• _Task directions_
Using the entries shown below, output the line containing "Recreate this image", the line containing "taus = [0.1, 0.25, 0.5, 0.75, 0.9]", and every line between them, exactly. Pictures are omitted.

• _Material provided_
=====
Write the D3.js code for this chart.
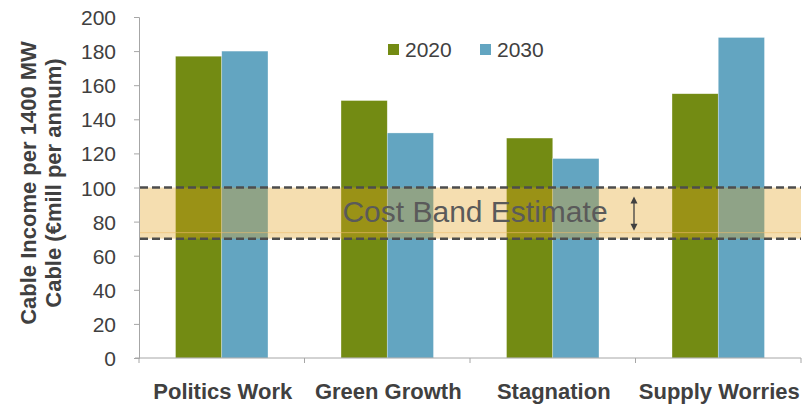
<!DOCTYPE html>
<html>
<head>
<meta charset="utf-8">
<script src="https://cdn.jsdelivr.net/npm/d3@7"></script>
<style>
  html, body { margin: 0; padding: 0; background: #fff; }
  svg { display: block; font-family: "Liberation Sans", Arial, sans-serif; }
</style>
</head>
<body>
<svg id="chart" width="803" height="409"></svg>
<script>
// Scenario data: cable income per 1400 MW cable (€mill per annum)
const scenarios = ["Politics Work", "Green Growth", "Stagnation", "Supply Worries"];
const years = ["2020", "2030"];
const income2020 = [177, 151, 129, 155];
const income2030 = [180, 132, 117, 188];
const yTicks = [0, 20, 40, 60, 80, 100, 120, 140, 160, 180, 200];
const costBand = [70, 100];
const colors = { "2020": "#738b13", "2030": "#63a5c1" };

const svg = d3.select("#chart");
const margin = { left: 139, right: 2, top: 17, bottom: 51 };
const W = 803, H = 409;

const x = d3.scaleBand().domain(scenarios)
  .range([margin.left, W - margin.right]).paddingInner(0).paddingOuter(0);
const x1 = d3.scaleBand().domain(years)
  .range([0, x.bandwidth()]).paddingOuter(0.79).paddingInner(0);
const y = d3.scaleLinear().domain([0, 200]).range([H - margin.bottom, margin.top]);

const rows = scenarios.map((s, i) => ({ s, v: { "2020": income2020[i], "2030": income2030[i] } }));

// Bars
const g = svg.append("g");
rows.forEach(r => {
  years.forEach(yr => {
    g.append("rect")
      .attr("x", x(r.s) + x1(yr))
      .attr("y", y(r.v[yr]))
      .attr("width", x1.bandwidth())
      .attr("height", y(0) - y(r.v[yr]))
      .attr("fill", colors[yr])
      .attr("stroke", "rgba(255,255,255,0.5)")
      .attr("stroke-width", 0.6);
  });
});

// Y axis
const yAxis = d3.axisLeft(y).tickValues(yTicks).tickSize(5).tickPadding(18);
const ya = svg.append("g").attr("transform", `translate(${margin.left},0)`).call(yAxis);
ya.select(".domain").attr("stroke", "#a6a6a6");
ya.selectAll(".tick line").attr("stroke", "#a6a6a6");
ya.selectAll(".tick text").attr("fill", "#404040").style("font-size", "21px")
  .style("font-family", "'Liberation Sans', Arial, sans-serif").attr("dy", "0.36em");

// X axis
const xa = svg.append("g").attr("transform", `translate(0,${y(0)})`);
xa.append("line").attr("x1", margin.left - 4).attr("x2", W - margin.right)
  .attr("y1", 0).attr("y2", 0).attr("stroke", "#a6a6a6");
const bounds = scenarios.map(s => x(s)).concat([x.range()[1]]);
xa.selectAll("line.tk").data(bounds).join("line").attr("class", "tk")
  .attr("x1", d => d).attr("x2", d => d).attr("y1", 0).attr("y2", 5)
  .attr("stroke", "#a6a6a6");
xa.selectAll("text").data(scenarios).join("text")
  .attr("x", d => x(d) + x.bandwidth() / 2 + 1)
  .attr("y", 41)
  .attr("text-anchor", "middle")
  .attr("fill", "#404040")
  .style("font-size", "22px")
  .style("font-weight", "bold")
  .text(d => d);

// Y axis title
const title = svg.append("text")
  .attr("transform", `translate(0,183) rotate(-90)`)
  .attr("text-anchor", "middle")
  .attr("fill", "#404040")
  .style("font-size", "22px")
  .style("font-weight", "bold");
title.append("tspan").attr("x", 0).attr("y", 36).text("Cable Income per 1400 MW");
title.append("tspan").attr("x", 0).attr("y", 61).text("Cable (€mill per annum)");

// Cost band
const band = svg.append("g");
band.append("rect")
  .attr("x", margin.left + 1).attr("width", W - margin.right - margin.left - 1)
  .attr("y", y(costBand[1])).attr("height", y(costBand[0]) - y(costBand[1]))
  .attr("fill", "rgb(226,161,29)").attr("fill-opacity", 0.35);
band.append("line")
  .attr("x1", margin.left + 1).attr("x2", W - margin.right)
  .attr("y1", y(costBand[0]) - 6).attr("y2", y(costBand[0]) - 6)
  .attr("stroke", "rgb(236,190,110)").attr("stroke-opacity", 0.6);
costBand.forEach(v => {
  band.append("line")
    .attr("x1", margin.left + 1).attr("x2", W - margin.right)
    .attr("y1", y(v)).attr("y2", y(v))
    .attr("stroke", "#4d4d4d").attr("stroke-width", 2.5)
    .attr("stroke-dasharray", "8,4");
});
band.append("text")
  .attr("x", 475).attr("y", 222)
  .attr("text-anchor", "middle")
  .attr("fill", "#5a5a5a")
  .style("font-size", "30px")
  .text("Cost Band Estimate");

// Double-headed arrow
const ax = 634, ay1 = y(costBand[1]) + 9, ay2 = y(costBand[0]) - 8;
band.append("line").attr("x1", ax).attr("x2", ax).attr("y1", ay1 + 4).attr("y2", ay2 - 4)
  .attr("stroke", "#404040").attr("stroke-width", 1.3);
band.append("path").attr("d", `M${ax},${ay1} L${ax - 3.5},${ay1 + 7} L${ax + 3.5},${ay1 + 7} Z`).attr("fill", "#404040");
band.append("path").attr("d", `M${ax},${ay2} L${ax - 3.5},${ay2 - 7} L${ax + 3.5},${ay2 - 7} Z`).attr("fill", "#404040");

// Legend
const legend = svg.append("g");
const legendX = [388, 480];
years.forEach((yr, i) => {
  legend.append("rect").attr("x", legendX[i]).attr("y", 44).attr("width", 11).attr("height", 11)
    .attr("fill", colors[yr]);
  legend.append("text").attr("x", legendX[i] + 17).attr("y", 57)
    .attr("fill", "#404040").style("font-size", "21px").text(yr);
});
</script>
</body>
</html>
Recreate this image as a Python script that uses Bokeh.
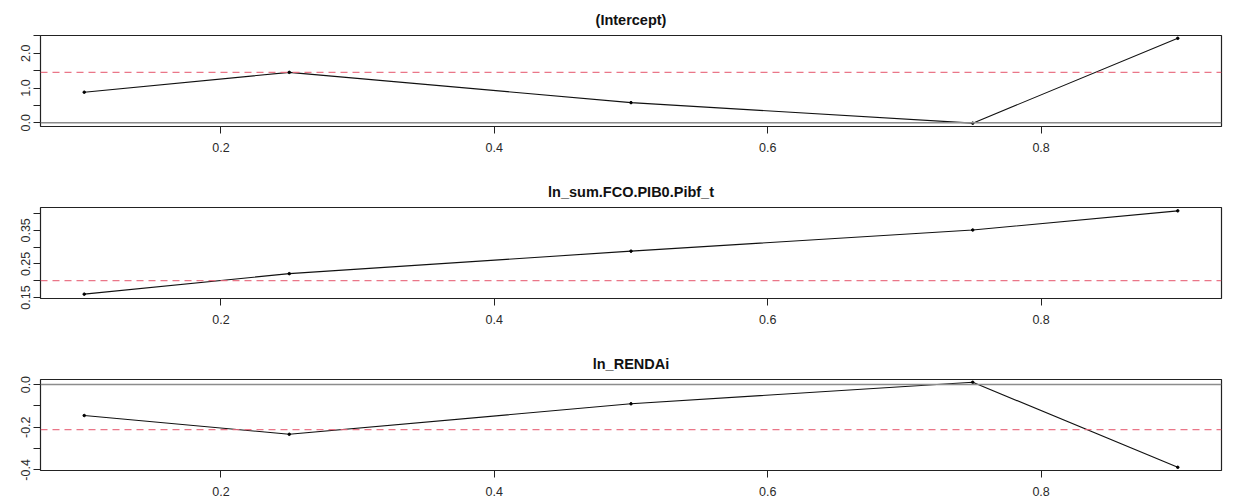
from bokeh.plotting import figure
from bokeh.layouts import column
from bokeh.models import FixedTicker, Range1d, Span
from bokeh.embed import file_html
from bokeh.resources import INLINE

taus = [0.1, 0.25, 0.5, 0.75, 0.9]

titles = ["(Intercept)", "ln_sum.FCO.PIB0.Pibf_t", "ln_RENDAi"]
coef_intercept = [0.88, 1.45, 0.58, -0.01, 2.43]
coef_fco = [0.160, 0.221, 0.288, 0.351, 0.408]
coef_renda = [-0.145, -0.233, -0.090, 0.011, -0.388]
ols_values = [1.45, 0.200, -0.211]

y_ticks = [[0.0, 0.5, 1.0, 1.5, 2.0, 2.5],
           [0.15, 0.20, 0.25, 0.30, 0.35, 0.40],
           [-0.4, -0.3, -0.2, -0.1, 0.0]]
y_labels = [{0.0: "0.0", 0.5: "", 1.0: "1.0", 1.5: "", 2.0: "2.0", 2.5: ""},
            {0.15: "0.15", 0.20: "", 0.25: "0.25", 0.30: "", 0.35: "0.35", 0.40: ""},
            {-0.4: "-0.4", -0.3: "", -0.2: "-0.2", -0.1: "", 0.0: "0.0"}]
y_ranges = [(-0.106, 2.51), (0.147, 0.418), (-0.403, 0.024)]
x_ticks = [0.2, 0.4, 0.6, 0.8]

series = [coef_intercept, coef_fco, coef_renda]

FONT = "Liberation Sans"
figs = []
heights = [172, 172, 156]
for i in range(3):
    vals = series[i]
    h = heights[i]
    p = figure(width=1247, height=h, output_backend="svg", toolbar_location=None,
               x_range=Range1d(0.1 - 0.8 * 0.04, 0.9 + 0.8 * 0.04),
               y_range=Range1d(*y_ranges[i]),
               min_border_left=40, min_border_right=26,
               min_border_top=35, min_border_bottom=h - 35 - 91)
    p.title.text = titles[i]
    p.title.align = "center"
    p.title.text_font = FONT
    p.title.text_font_size = "14.5px"
    p.title.text_font_style = "bold"
    p.title.text_color = "#111111"
    p.title.standoff = 16
    p.xgrid.visible = False
    p.ygrid.visible = False
    p.outline_line_color = "#222222"
    p.outline_line_width = 1.2
    p.background_fill_color = "white"
    p.border_fill_color = "white"

    for ax in (p.xaxis[0], p.yaxis[0]):
        ax.axis_line_color = None
        ax.major_tick_out = 7
        ax.major_tick_in = 0
        ax.minor_tick_line_color = None
        ax.major_tick_line_color = "#222222"
        ax.major_label_text_font = FONT
        ax.major_label_text_font_size = "12.5px"
        ax.major_label_text_color = "#2a2a2a"
    p.xaxis[0].ticker = FixedTicker(ticks=x_ticks)
    p.xaxis[0].major_label_standoff = 9
    p.yaxis[0].ticker = FixedTicker(ticks=y_ticks[i])
    p.yaxis[0].major_label_overrides = y_labels[i]
    p.yaxis[0].major_label_orientation = "vertical"
    p.yaxis[0].major_label_standoff = 3

    if i != 1:
        p.add_layout(Span(location=0, dimension="width", line_color="#8c8c8c", line_width=1.5))
    p.add_layout(Span(location=ols_values[i], dimension="width", line_color="#E8677B",
                      line_width=1.2, line_dash="7 5", line_alpha=0.9))
    p.line(taus, vals, line_color="#111111", line_width=1.1)
    p.scatter(taus, vals, size=2.5, marker="circle", color="#000000")
    figs.append(p)

layout = column(*figs, spacing=0)
open("out.html", "w").write(file_html(layout, INLINE))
=====
• _The response_
Recreate this image as a Python script that uses Bokeh.
from bokeh.plotting import figure
from bokeh.layouts import column
from bokeh.models import FixedTicker, Range1d, Span
from bokeh.embed import file_html
from bokeh.resources import INLINE

taus = [0.1, 0.25, 0.5, 0.75, 0.9]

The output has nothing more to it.